No valoran el mérito ni la capacidad de ahorro que cada persona pueda tener, ni las diferencias que hacen que nos desarrollemos en distintas esferas aportando al progreso de nuestras sociedades. De esta manera es posible desplazar el rol del Estado subsidiario por uno que eufemísticamente denominan “solidario”. Esto implica un aumento del aparato estatal para que, en un futuro no muy lejano, sea el único ente capaz en solucionar los problemas (que este mismo crea).
Ya en el siglo IV a.C, Aristóteles comprendía que la democracia puede corromperse y devenir en demagogia. Esta se caracteriza porque los gobernantes hacen promesas que nunca cumplirán, solo para obtener un beneficio propio, pues un demagogo es “un adulador del pueblo”.
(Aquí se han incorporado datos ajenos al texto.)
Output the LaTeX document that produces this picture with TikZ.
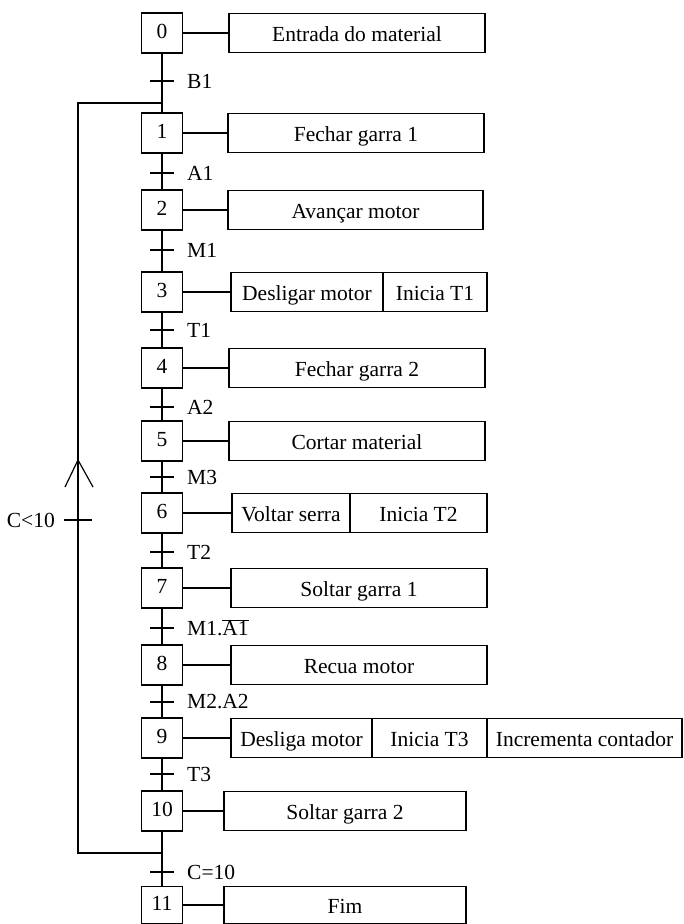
\documentclass[tikz,border=0pt]{standalone}
\usepackage{fontspec}
\setmainfont{Liberation Serif}
\begin{document}
\begin{tikzpicture}[x=1pt,y=-1pt,
  every node/.style={font=\fontsize{21.5}{25}\selectfont},
  stepbox/.style={draw,line width=1.2pt,minimum width=41pt,minimum height=40pt,inner sep=0pt,fill=white,text height=11pt,text depth=0pt},
  actbox/.style={draw,line width=1.2pt,minimum height=39pt,inner sep=0pt,fill=white,text height=21.5pt,text depth=4.5pt},
  lnk/.style={line width=1.2pt},
  tick/.style={line width=1.2pt},
  lab/.style={anchor=west,inner sep=0pt}
]
\useasboundingbox (0,0) rectangle (683,924);
% trunk coordinates
\coordinate (j1) at (162,103);
\coordinate (j2) at (162,853);
\coordinate (lt) at (78,103);
\coordinate (lb) at (78,853);
% step boxes
\node[stepbox] (s0) at (162,33) {0};
\node[stepbox] (s1) at (162,133) {1};
\node[stepbox] (s2) at (162,210) {2};
\node[stepbox] (s3) at (162,292) {3};
\node[stepbox] (s4) at (162,368) {4};
\node[stepbox] (s5) at (162,441) {5};
\node[stepbox] (s6) at (162,513) {6};
\node[stepbox] (s7) at (162,588) {7};
\node[stepbox] (s8) at (162,665) {8};
\node[stepbox] (s9) at (162,738) {9};
\node[stepbox] (s10) at (162,811) {10};
\node[stepbox,minimum height=37pt] (s11) at (162,905) {11};
% action boxes
\node[actbox,minimum width=256pt] (a0) at (357,33) {Entrada do material};
\node[actbox,minimum width=256pt] (a1) at (356,133) {Fechar garra 1};
\node[actbox,minimum width=255pt] (a2) at (355.5,210) {Avançar motor};
\node[actbox,minimum width=152pt] (a3) at (307,292) {Desligar motor};
\node[actbox,minimum width=104pt] (a3b) at (435,292) {Inicia T1};
\node[actbox,minimum width=256pt] (a4) at (357,368) {Fechar garra 2};
\node[actbox,minimum width=256pt] (a5) at (357,441) {Cortar material};
\node[actbox,minimum width=118pt] (a6) at (291,513) {Voltar serra};
\node[actbox,minimum width=137pt] (a6b) at (418.5,513) {Inicia T2};
\node[actbox,minimum width=256pt] (a7) at (359,588) {Soltar garra 1};
\node[actbox,minimum width=256pt] (a8) at (359,665) {Recua motor};
\node[actbox,minimum width=141pt] (a9) at (301.5,738) {Desliga motor};
\node[actbox,minimum width=115pt] (a9b) at (429.5,738) {Inicia T3};
\node[actbox,minimum width=195pt] (a9c) at (584.5,738) {Incrementa contador};
\node[actbox,minimum width=242pt] (a10) at (345,811) {Soltar garra 2};
\node[actbox,minimum width=242pt,minimum height=37pt] (a11) at (345,905) {Fim};
% step-action links
\foreach \i in {0,...,11} {\draw[lnk] (s\i.east) -- (a\i.west);}
% trunk links
\foreach \i/\j in {0/1,1/2,2/3,3/4,4/5,5/6,6/7,7/8,8/9,9/10,10/11} {\draw[lnk] (s\i.south) -- (s\j.north);}
% loop
\draw[lnk] (j2) -- (lb) -- (lt) -- (j1);
\coordinate (chl) at (65,487);
\coordinate (chtop) at (78,460);
\coordinate (chr) at (93,487);
\draw[lnk] (chl) -- (chtop) -- (chr);
\coordinate (tl) at (78,520);
\draw[tick] ([xshift=-14pt]tl) -- ([xshift=14pt]tl);
\node[anchor=east,inner sep=0pt] (ltxt) at (55,520) {C<10};
% transitions
\foreach \n/\y/\t in {0/81/B1,1/173/A1,2/250/M1,3/330/T1,4/407/A2,5/477/M3,6/552/T2,8/702/M2.A2,9/774/T3,10/872/C=10} {
  \coordinate (t\n) at (162,\y);
  \draw[tick] ([xshift=-12pt]t\n) -- ([xshift=12pt]t\n);
  \node[lab] (l\n) at (187,\y) {\t};
}
\coordinate (t7) at (162,628);
\draw[tick] ([xshift=-12pt]t7) -- ([xshift=12pt]t7);
\node[lab] (l7) at (187,628) {M1.$\overline{\hbox{A1}}$};
\end{tikzpicture}
\end{document}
Asombrosamente, tras 25 siglos Aristóteles aún tiene razón. Chile está siendo víctima de los demagogos con la promesa de una “vida digna”, una frase que ha sido repetida desde el 18-O.
La solución real es crear empleos, ingresos y riquezas, no destruir el ahorro de los chilenos con el motivo de palear la situación económica actual. Tal como señaló el premio Nobel de Economía, Milton Friedman, una sociedad que pone la igualdad por encima de la libertad acabará sin igualdad ni libertad. Los únicos que se benefician son aquellos con políticas que dan pan para hoy, pero auguran un largo hambre para mañana.